Government of Sri Lanka’s (GoSL’s) at least theoretical money printing borrowing costs (MPBCs) fell for the third consecutive market day to Thursday, with Thursday’s decline being 2.02 per cent
(Rs 2,636.74 million) to Rs 127,913.78 million due to sustained buying pressure of riskless and relatively low returns Treasury (T) Bills and T-Bonds by investors in secondary market trading, rather than invest in the high returns private sector, the engine of growth, due to continuous uncertainty.

GoSL’s  non-demand pull inflationary face value money printing (FVMP) debt increased by 0.62 per cent ( Rs 18,822 million), thereby increasing its FVMP debt as a whole to Rs 3,059,558.11 million

(Rs 3.0596 trillion)  on Thursday because of a perennial lack of revenue.

Market was short for a record 207 market days to Thursday, with this shortfall increasing by 3.26 per cent (Rs 16,198 million) to 512,568 million, thereby virtually causing perpetual rate pressure.

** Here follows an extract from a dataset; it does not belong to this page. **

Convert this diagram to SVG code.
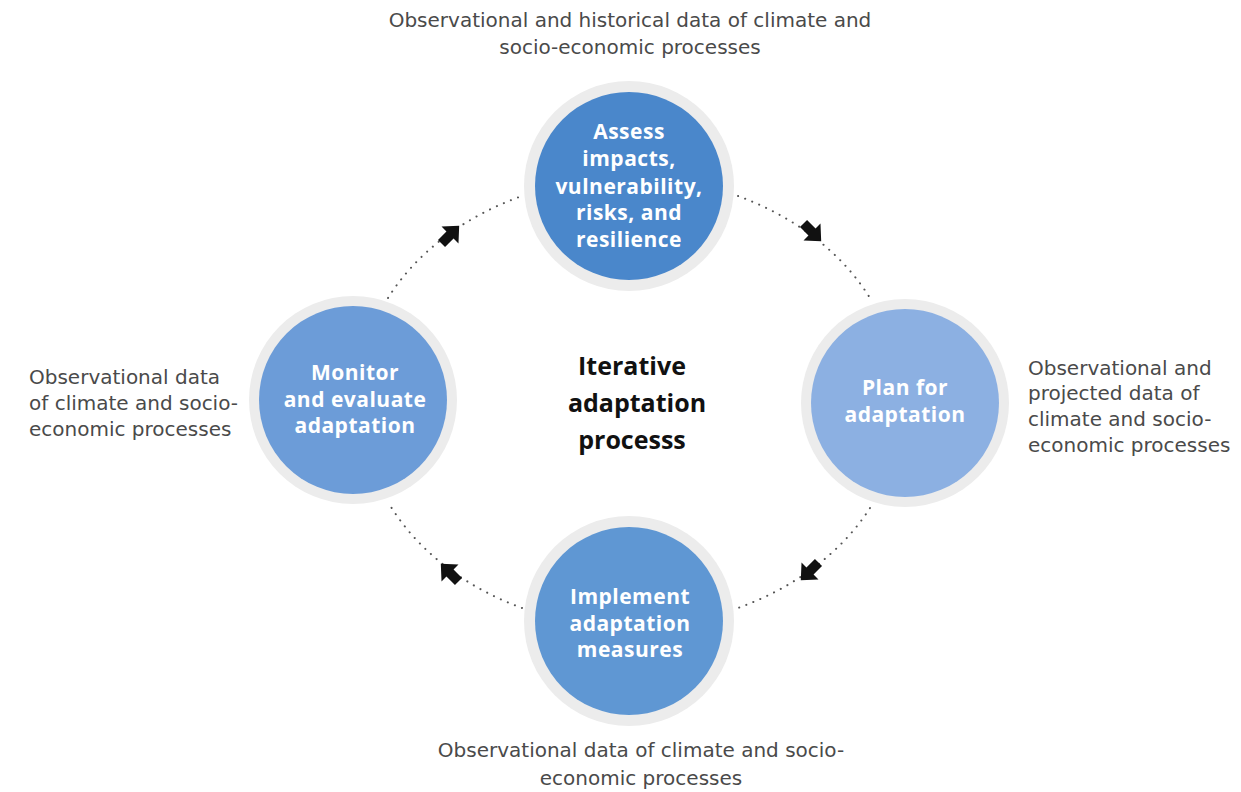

GoSL’s FVMP debt has been over three trillion rupees for a record sixth consecutive market day to Thursday due to inadequate revenue. GoSL’s highest to the 211th highest FVMP debt has been registered for a record 211 market days to Thursday. GoSL’s FVMP debt has been over Rs two trillion for a record 117 consecutive market days to Thursday because of an almost perennial lack of revenue.